FAQs

Can I use AutoMS to predict the classification complexity and estimate the F1-scores for a multi-class problem ?

No. AutoMS supports predicting classification complexity and estimating f1-scores for binary classification datasets only. However, the idea can be extended to multi-class problems using the one-vs-rest statergy.

How does AutoMS predict the classification complexity and estimate the f1 scores for a datasets ?

AutoMS extracts clustering-based metafeatures from the dataset and uses fitted classification and regression models to predict the classification complexity and estimate the maximum achievable f1-scores corresponding to various classifier models for the dataset.

What are the oneshot and sub-sampling approaches ?

Oneshot approach processes the dataset as a whole to predict the classification complexity and estimate the f1-scores for the dataset.

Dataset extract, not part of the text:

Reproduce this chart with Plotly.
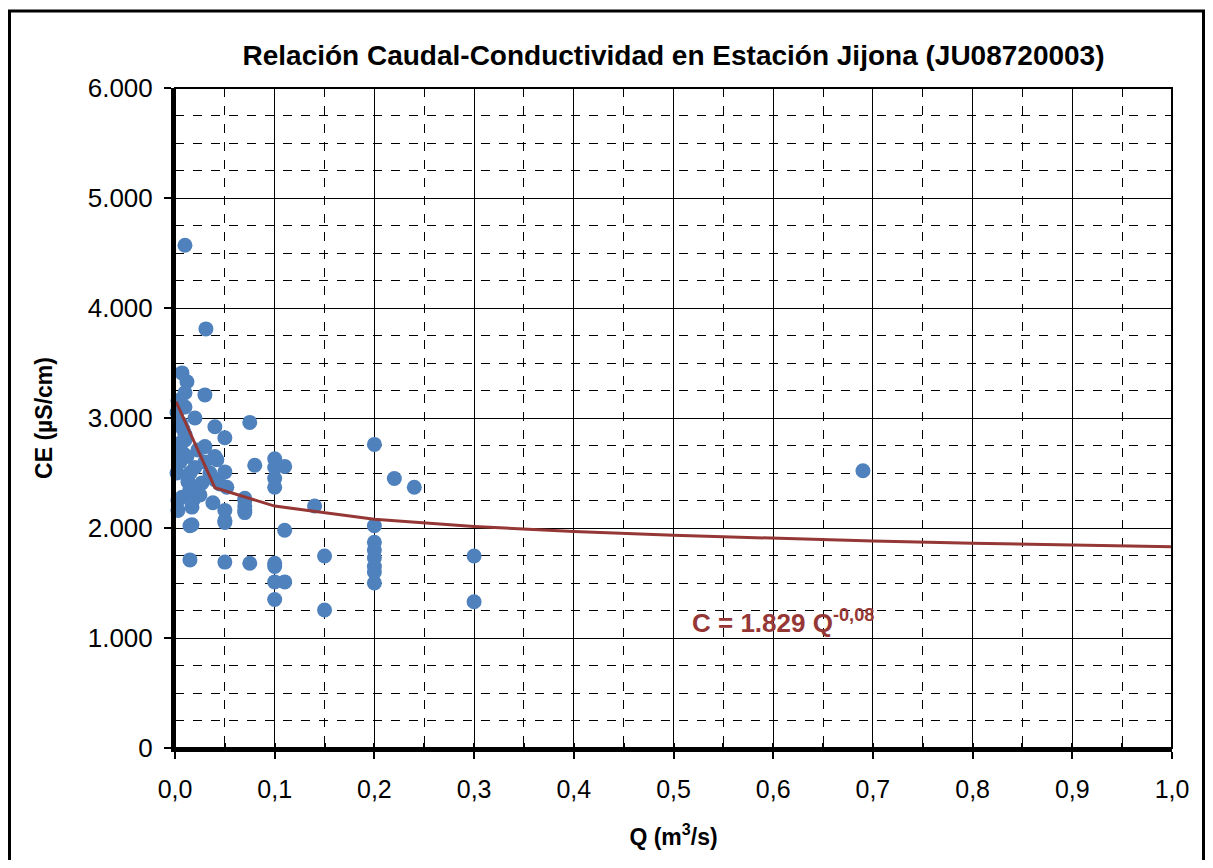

Sub-sampling approach subsamples the datasets into stratified overlapping subsamples and processes these subsamples to predict the classification complexity and estimate the f1-scores for the dataset.

When should I use the oneshot and sub-sampling approaches ?

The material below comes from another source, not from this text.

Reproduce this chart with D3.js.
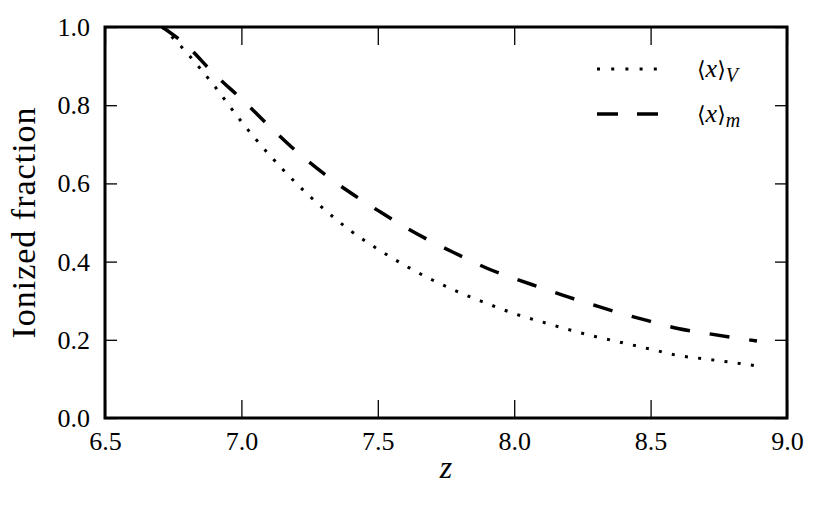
<!DOCTYPE html>
<html>
<head>
<meta charset="utf-8">
<script src="https://cdn.jsdelivr.net/npm/d3@7/dist/d3.min.js"></script>
<style>
  html, body { margin: 0; padding: 0; background: #fff; }
  svg { display: block; }
  text { font-family: "Liberation Serif", "DejaVu Serif", serif; }
</style>
</head>
<body>
<svg id="chart" width="829" height="524"></svg>
<script>
// ---- data ----
const zValues = [6.71, 6.8, 6.9, 7.0, 7.1, 7.2, 7.3, 7.4, 7.5, 7.6, 7.7, 7.8, 7.9, 8.0, 8.1, 8.2, 8.3, 8.4, 8.5, 8.6, 8.7, 8.8, 8.89];
const xVolume = [1.0, 0.934, 0.850, 0.758, 0.675, 0.601, 0.536, 0.479, 0.432, 0.390, 0.353, 0.321, 0.293, 0.267, 0.246, 0.226, 0.208, 0.192, 0.176, 0.160, 0.151, 0.142, 0.133];
const xMass   = [1.0, 0.952, 0.880, 0.816, 0.748, 0.683, 0.626, 0.576, 0.531, 0.488, 0.450, 0.416, 0.383, 0.357, 0.333, 0.309, 0.287, 0.266, 0.247, 0.229, 0.217, 0.206, 0.197];
const xTicks = [6.5, 7.0, 7.5, 8.0, 8.5, 9.0];
const yTicks = [0.0, 0.2, 0.4, 0.6, 0.8, 1.0];
const seriesNames = ["V", "m"];

// ---- layout ----
const svg = d3.select("#chart");
const L = 105, R = 787, T = 27, B = 418;
const serif = "Liberation Serif";

const x = d3.scaleLinear().domain([6.5, 9.0]).range([L, R]);
const y = d3.scaleLinear().domain([0, 1]).range([B, T]);

svg.append("defs").append("clipPath").attr("id", "clip")
  .append("rect").attr("x", L).attr("y", T).attr("width", R - L).attr("height", B - T);
const plot = svg.append("g");

// lines
const series = [
  { name: "V", values: xVolume, dash: "3,10.3", width: 3 },
  { name: "m", values: xMass, dash: "20,20", width: 3.5 }
];
const line = d3.line().curve(d3.curveMonotoneX);
series.forEach(s => {
  const pts = zValues.map((z, i) => [x(z), y(s.values[i])]);
  plot.append("path")
    .attr("d", line(pts))
    .attr("fill", "none")
    .attr("stroke", "#000")
    .attr("stroke-width", s.width)
    .attr("stroke-dasharray", s.dash)
    .attr("stroke-linecap", "butt")
    .attr("clip-path", "url(#clip)");
});

// axes (ticks inward on all four sides)
const fmt = d3.format(".1f");
const axB = d3.axisBottom(x).tickValues(xTicks).tickFormat(fmt).tickSizeInner(-18).tickSizeOuter(0).tickPadding(32);
const axT = d3.axisTop(x).tickValues(xTicks).tickFormat("").tickSizeInner(-18).tickSizeOuter(0);
const axLf = d3.axisLeft(y).tickValues(yTicks).tickFormat(fmt).tickSizeInner(-12).tickSizeOuter(0).tickPadding(15);
const axRt = d3.axisRight(y).tickValues(yTicks).tickFormat("").tickSizeInner(-12).tickSizeOuter(0);

function styleAxis(g) {
  g.attr("font-family", serif).attr("font-size", 26);
  g.select(".domain").remove();
  g.selectAll(".tick line").attr("stroke", "#000").attr("stroke-width", 1.3);
  g.selectAll(".tick text").attr("fill", "#000")
    .attr("font-family", serif).style("font-family", serif).style("font-size", "26px");
}
svg.append("g").attr("transform", `translate(0,${B})`).call(axB).call(styleAxis)
  .selectAll(".tick text").attr("dy", "0").attr("y", 32);
svg.append("g").attr("transform", `translate(0,${T})`).call(axT).call(styleAxis);
svg.append("g").attr("transform", `translate(${L},0)`).call(axLf).call(styleAxis)
  .selectAll(".tick text").attr("dy", "0.33em");
svg.append("g").attr("transform", `translate(${R},0)`).call(axRt).call(styleAxis);

// frame
svg.append("rect").attr("x", L).attr("y", T).attr("width", R - L).attr("height", B - T)
  .attr("fill", "none").attr("stroke", "#000").attr("stroke-width", 3);

// axis labels
svg.append("text")
  .attr("transform", `translate(35,${(T + B) / 2}) rotate(-90)`)
  .attr("text-anchor", "middle")
  .attr("font-family", serif).style("font-family", serif)
  .style("font-size", "34px").style("letter-spacing", "1px")
  .text("Ionized fraction");
svg.append("text")
  .attr("x", (L + R) / 2).attr("y", 478)
  .attr("text-anchor", "middle")
  .attr("font-family", serif).style("font-family", serif)
  .style("font-size", "32px").style("font-style", "italic")
  .text("z");

// legend
const legend = svg.append("g");
series.forEach((s, i) => {
  const cy = 69 + i * 45;
  legend.append("line")
    .attr("x1", 597).attr("x2", 668).attr("y1", cy).attr("y2", cy)
    .attr("stroke", "#000").attr("stroke-width", s.width)
    .attr("stroke-dasharray", i === 0 ? "3,11.2" : "21,19");
  const t = legend.append("text")
    .attr("x", 697).attr("y", cy + 8)
    .attr("font-family", serif).style("font-family", serif).style("font-size", "26px");
  t.append("tspan").style("font-family", "DejaVu Serif").style("font-size", "22px").text("\u27E8");
  t.append("tspan").style("font-style", "italic").text("x");
  t.append("tspan").style("font-family", "DejaVu Serif").style("font-size", "22px").text("\u27E9");
  t.append("tspan").attr("dy", 5).style("font-style", "italic").style("font-size", "20px").text(seriesNames[i]);
});
</script>
</body>
</html>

Oneshot is preferable while dealing with datasets having considerably small number of data points. Typically, datasets with less than 2000 data points is considered to be small. Sub-sampling approach is preferable in case of large datasets.

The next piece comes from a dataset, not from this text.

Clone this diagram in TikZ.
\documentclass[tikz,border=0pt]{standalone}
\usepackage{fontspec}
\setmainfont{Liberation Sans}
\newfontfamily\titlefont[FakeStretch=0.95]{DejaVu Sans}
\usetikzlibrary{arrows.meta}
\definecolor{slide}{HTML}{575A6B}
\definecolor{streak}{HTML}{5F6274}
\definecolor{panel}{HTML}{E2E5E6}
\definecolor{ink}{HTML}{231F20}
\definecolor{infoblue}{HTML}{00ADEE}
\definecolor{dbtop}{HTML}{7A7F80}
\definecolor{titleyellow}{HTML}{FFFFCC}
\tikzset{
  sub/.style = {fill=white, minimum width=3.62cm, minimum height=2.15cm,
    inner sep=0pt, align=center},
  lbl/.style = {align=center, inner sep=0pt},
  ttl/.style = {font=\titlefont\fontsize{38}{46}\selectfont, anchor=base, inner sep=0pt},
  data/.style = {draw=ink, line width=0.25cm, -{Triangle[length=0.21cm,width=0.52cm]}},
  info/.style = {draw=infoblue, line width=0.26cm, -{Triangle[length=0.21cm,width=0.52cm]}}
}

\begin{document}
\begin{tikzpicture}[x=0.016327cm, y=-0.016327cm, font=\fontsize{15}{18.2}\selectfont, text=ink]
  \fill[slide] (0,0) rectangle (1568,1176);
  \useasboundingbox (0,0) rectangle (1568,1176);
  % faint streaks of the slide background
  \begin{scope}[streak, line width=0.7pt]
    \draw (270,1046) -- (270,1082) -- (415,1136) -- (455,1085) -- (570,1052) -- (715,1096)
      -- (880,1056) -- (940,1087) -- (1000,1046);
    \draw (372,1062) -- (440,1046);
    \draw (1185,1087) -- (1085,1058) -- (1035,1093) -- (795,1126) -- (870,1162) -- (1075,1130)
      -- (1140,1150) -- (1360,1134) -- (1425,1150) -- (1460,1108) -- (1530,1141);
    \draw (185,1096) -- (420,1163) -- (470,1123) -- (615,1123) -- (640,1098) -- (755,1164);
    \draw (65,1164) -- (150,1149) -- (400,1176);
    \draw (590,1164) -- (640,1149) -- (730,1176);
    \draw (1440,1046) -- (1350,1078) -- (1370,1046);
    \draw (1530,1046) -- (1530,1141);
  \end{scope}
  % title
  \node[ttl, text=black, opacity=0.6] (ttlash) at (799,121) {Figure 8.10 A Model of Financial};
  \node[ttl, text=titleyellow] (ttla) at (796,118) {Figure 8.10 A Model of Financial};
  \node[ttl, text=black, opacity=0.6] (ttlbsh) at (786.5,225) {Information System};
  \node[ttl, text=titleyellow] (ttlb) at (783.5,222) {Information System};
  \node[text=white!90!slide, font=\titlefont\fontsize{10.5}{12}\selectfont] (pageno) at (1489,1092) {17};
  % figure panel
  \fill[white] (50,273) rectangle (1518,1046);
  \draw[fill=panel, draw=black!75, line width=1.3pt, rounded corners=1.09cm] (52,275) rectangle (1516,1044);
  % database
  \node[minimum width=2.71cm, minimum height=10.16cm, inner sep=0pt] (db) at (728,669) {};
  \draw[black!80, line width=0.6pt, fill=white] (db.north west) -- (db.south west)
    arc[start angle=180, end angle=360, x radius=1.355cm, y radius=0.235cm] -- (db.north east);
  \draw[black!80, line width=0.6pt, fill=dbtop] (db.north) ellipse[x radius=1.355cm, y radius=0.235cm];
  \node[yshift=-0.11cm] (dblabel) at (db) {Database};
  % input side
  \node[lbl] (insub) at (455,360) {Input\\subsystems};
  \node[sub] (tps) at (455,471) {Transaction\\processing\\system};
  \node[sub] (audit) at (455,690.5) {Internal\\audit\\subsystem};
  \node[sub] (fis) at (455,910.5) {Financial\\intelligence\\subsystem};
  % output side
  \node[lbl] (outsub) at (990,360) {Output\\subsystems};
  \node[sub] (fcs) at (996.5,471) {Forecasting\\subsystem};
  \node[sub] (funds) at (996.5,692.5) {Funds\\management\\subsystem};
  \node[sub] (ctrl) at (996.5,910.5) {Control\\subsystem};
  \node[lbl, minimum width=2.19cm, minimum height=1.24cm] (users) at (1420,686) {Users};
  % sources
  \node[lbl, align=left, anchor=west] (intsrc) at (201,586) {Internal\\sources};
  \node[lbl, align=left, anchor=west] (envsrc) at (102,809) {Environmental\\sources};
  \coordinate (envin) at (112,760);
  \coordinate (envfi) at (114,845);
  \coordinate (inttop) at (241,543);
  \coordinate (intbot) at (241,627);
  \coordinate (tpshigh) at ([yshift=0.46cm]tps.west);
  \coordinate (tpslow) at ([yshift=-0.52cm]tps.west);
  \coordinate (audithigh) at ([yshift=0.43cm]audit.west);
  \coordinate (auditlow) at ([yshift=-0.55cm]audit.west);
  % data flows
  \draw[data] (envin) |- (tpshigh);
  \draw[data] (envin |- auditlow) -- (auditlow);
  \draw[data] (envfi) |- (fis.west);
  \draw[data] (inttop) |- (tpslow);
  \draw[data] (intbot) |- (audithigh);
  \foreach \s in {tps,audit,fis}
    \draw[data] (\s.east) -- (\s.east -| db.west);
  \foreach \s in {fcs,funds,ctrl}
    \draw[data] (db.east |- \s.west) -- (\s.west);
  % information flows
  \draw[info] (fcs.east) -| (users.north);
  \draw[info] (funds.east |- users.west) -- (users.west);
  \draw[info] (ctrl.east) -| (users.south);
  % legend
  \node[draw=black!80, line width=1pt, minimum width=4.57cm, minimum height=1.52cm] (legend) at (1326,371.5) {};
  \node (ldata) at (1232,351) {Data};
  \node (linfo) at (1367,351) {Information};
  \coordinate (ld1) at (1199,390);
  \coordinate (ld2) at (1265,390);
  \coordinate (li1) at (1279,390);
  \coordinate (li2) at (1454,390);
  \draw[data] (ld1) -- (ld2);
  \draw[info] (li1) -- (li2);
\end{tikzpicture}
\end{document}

How are the f1-scores of the classes averaged in the estimated f1-scores and computed true f1-scores ?

AutoMS uses a variant of weighted average f1-score for binary datasets from class imbalance learning literature that weights the f1-scores of classes inversely proportional to their proportions in the dataset.

\[f1 = \frac{f1_{majority\ class} + R * f1_{minority\ class}}{1 + R}\]

where, \(R\) is the class imbalance ratio, which is the fraction of number of samples in the majority class to the number of samples in the minority class.

Why do you estimate the weighted average f1-score from class imbalance learning literature as opposed to the regular f1-score ?

The weighted f1-score will account for the class imbalance in the dataset. This is more preferable when dealing with high class imbalance datasets.

What does your predicted classification complexity signify?

The predicted classification complexity suggests if the given dataset is hard to classify or not. Hard to classify implies that the none of the chosen classification methods will be able to score f1 > 0.6. A dataset is considered easy to classify even if one of the chosen classification method is able to score f1 > 0.6.

How accurate are your classification complexity predictions ?

Our classification complexity predictions have an accuracy of approximately 0.9 on our test set.

How accurate are your f1-score estimations ?

In most cases, the estimated f1-scores might be off by +/- 0.10 to the true f1-scores. But, it is emperically proven that the actual top performing classification method is one among the top three classification methods as inferred from the estimated f1-scores.